> **Dataset excerpt**:
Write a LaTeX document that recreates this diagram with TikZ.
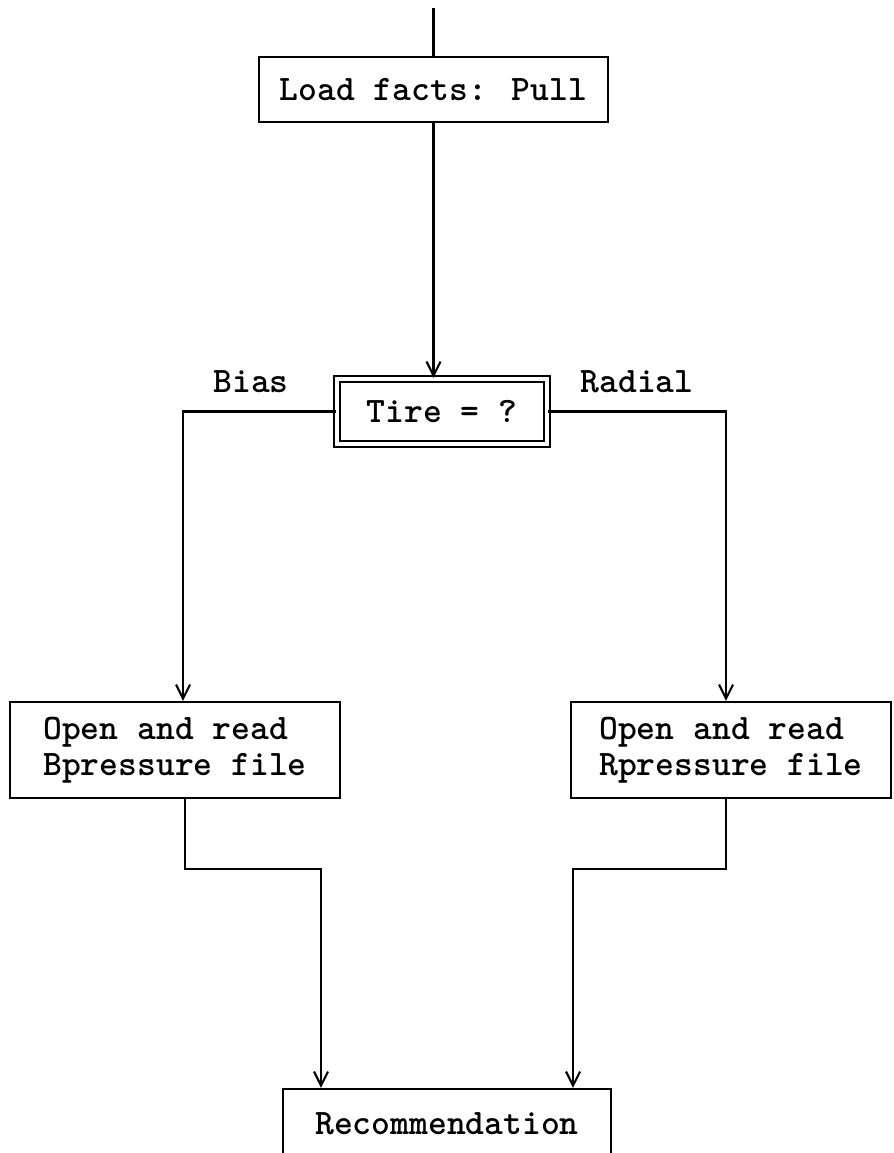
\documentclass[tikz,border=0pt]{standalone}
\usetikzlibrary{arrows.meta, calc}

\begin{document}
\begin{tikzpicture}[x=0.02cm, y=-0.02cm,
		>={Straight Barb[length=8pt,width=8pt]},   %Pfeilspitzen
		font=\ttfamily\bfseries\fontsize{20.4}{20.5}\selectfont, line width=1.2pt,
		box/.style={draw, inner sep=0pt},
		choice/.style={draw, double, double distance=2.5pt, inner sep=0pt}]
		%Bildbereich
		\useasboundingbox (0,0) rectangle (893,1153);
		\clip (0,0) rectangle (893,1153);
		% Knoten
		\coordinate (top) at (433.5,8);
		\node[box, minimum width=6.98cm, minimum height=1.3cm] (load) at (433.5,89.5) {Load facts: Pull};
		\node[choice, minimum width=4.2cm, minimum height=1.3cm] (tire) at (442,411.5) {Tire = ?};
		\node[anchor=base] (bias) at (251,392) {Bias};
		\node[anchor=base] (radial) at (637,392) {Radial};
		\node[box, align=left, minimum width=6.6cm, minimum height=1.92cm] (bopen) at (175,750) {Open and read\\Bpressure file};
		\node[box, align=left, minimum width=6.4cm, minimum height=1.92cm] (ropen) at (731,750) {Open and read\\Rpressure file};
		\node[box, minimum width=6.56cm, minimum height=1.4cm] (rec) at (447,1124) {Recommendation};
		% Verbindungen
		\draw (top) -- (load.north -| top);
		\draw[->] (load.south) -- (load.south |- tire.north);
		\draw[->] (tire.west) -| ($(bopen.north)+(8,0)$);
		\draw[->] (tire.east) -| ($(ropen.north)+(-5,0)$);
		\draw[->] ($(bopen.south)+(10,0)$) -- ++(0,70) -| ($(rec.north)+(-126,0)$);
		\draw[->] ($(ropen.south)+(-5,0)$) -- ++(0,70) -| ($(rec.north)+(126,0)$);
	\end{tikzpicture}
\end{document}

> **Given task**:
Transcribe the material as is, with images omitted.

> **Solution**:
Write a LaTeX document that recreates this diagram with TikZ.
\documentclass[tikz,border=0pt]{standalone}
\usetikzlibrary{arrows.meta, calc}

\begin{document}
\begin{tikzpicture}[x=0.02cm, y=-0.02cm,
		>={Straight Barb[length=8pt,width=8pt]},   %Pfeilspitzen
		font=\ttfamily\bfseries\fontsize{20.4}{20.5}\selectfont, line width=1.2pt,
		box/.style={draw, inner sep=0pt},
		choice/.style={draw, double, double distance=2.5pt, inner sep=0pt}]
		%Bildbereich
		\useasboundingbox (0,0) rectangle (893,1153);
		\clip (0,0) rectangle (893,1153);
		% Knoten
		\coordinate (top) at (433.5,8);
		\node[box, minimum width=6.98cm, minimum height=1.3cm] (load) at (433.5,89.5) {Load facts: Pull};
		\node[choice, minimum width=4.2cm, minimum height=1.3cm] (tire) at (442,411.5) {Tire = ?};
		\node[anchor=base] (bias) at (251,392) {Bias};
		\node[anchor=base] (radial) at (637,392) {Radial};
		\node[box, align=left, minimum width=6.6cm, minimum height=1.92cm] (bopen) at (175,750) {Open and read\\Bpressure file};
		\node[box, align=left, minimum width=6.4cm, minimum height=1.92cm] (ropen) at (731,750) {Open and read\\Rpressure file};
		\node[box, minimum width=6.56cm, minimum height=1.4cm] (rec) at (447,1124) {Recommendation};
		% Verbindungen
		\draw (top) -- (load.north -| top);
		\draw[->] (load.south) -- (load.south |- tire.north);
		\draw[->] (tire.west) -| ($(bopen.north)+(8,0)$);
		\draw[->] (tire.east) -| ($(ropen.north)+(-5,0)$);
		\draw[->] ($(bopen.south)+(10,0)$) -- ++(0,70) -| ($(rec.north)+(-126,0)$);
		\draw[->] ($(ropen.south)+(-5,0)$) -- ++(0,70) -| ($(rec.north)+(126,0)$);
	\end{tikzpicture}
\end{document}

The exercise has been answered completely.